コミュニケーションが取れない子供たちの中には、癇癪がすさまじく2時間ぐらい叫び続けたり、他の子供が使っているものを、その子を押し倒したりたたいたりして奪おうとしたり、ものを投げたり壊したり・・・その度に、先生たちがそれは正しくないことだと教えるのですが、なかなか根気がいる作業です。なぜならその子たちが家で同じ行動をしたときに、家にいる大人が同じように教えない事もあり、子供たちの中で混乱が起きるからです。家で子供の癇癪に耐えきれず、大人しくさせる為に親がおやつをあげる習慣があると、その子供はストレスを感じるとクラッカーがしまってある戸棚を開けようとしたりします。

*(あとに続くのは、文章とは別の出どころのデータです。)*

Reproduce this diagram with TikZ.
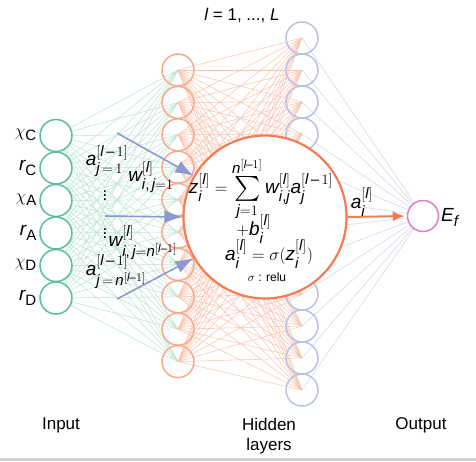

一日3時間の保育園で教えられることは限度がありますが、それでも根気よく教え続けるのが保育の仕事の大切なところです。

 

なんだか大変な面ばかり先に書いてしまいましたが、保育園では楽しい事も沢山あります。

 

長靴を履いて広い野原を歩いて自然を散策するフォレスト・スクール(森の学校)では、鳥の鳴き声を聞いたり、草花を見たり、キツネやウサギなどの巣の穴を外から見たり、火を焚いてココアを温めて飲んだり、季節を感じながら色々な発見をしていきます。

 

バードウォッチング週間では、ラードに鳥の餌をくっつけて棒を刺し、糸で木の枝にぶら下げて鳥が食べに来るのを見たり。お料理ではソーダブレッド作りなどもします。イースターにはヒヨコが卵から生まれてくる様子を見たり、春には青虫がさなぎになって蝶になるプロセスも見ます。

 

2歳や3歳の子供たちが大きくなった時に、この体験は記憶としてどこまで残っているものかわかりません。でも、コロナ禍で家にいる大人が大きなストレスを抱えていたかもしれない時に生まれた子供たちが、外に出て社会性や新しい可能性を見つけていくのは大切なことです。この子はどんな風に成長していくのだろうと考えながら、毎日子供達と向き合っています。本当に思ったより大変な仕事ですが、まだまだ毎日が私自身の勉強です。

 

私は日本の保育施設で働いたことがないので比べることができないのですが、

いつか機会があれば日本の保育園の様子も見てみたいと思っています。

 

補足:久しぶりに書いたイラストは、2,3歳児にとって「絵を描く」という作業はどういうことか、私なりに解釈したことです。「紙に書く」ということを解釈している子、紙に書いているうちに偶然手に書いてしまい、そちらの方が面白くなってしまった子、いけないとわかっているのに隠れて顔に書いている子、紙に書いているうちに床にはみ出しても夢中で書いている子、ペンを入れた容器を倒す方が面白い子、、本当はこの場所には大人が2人ぐらいいて注意したりするのですが、イラストは大人抜きで描きました。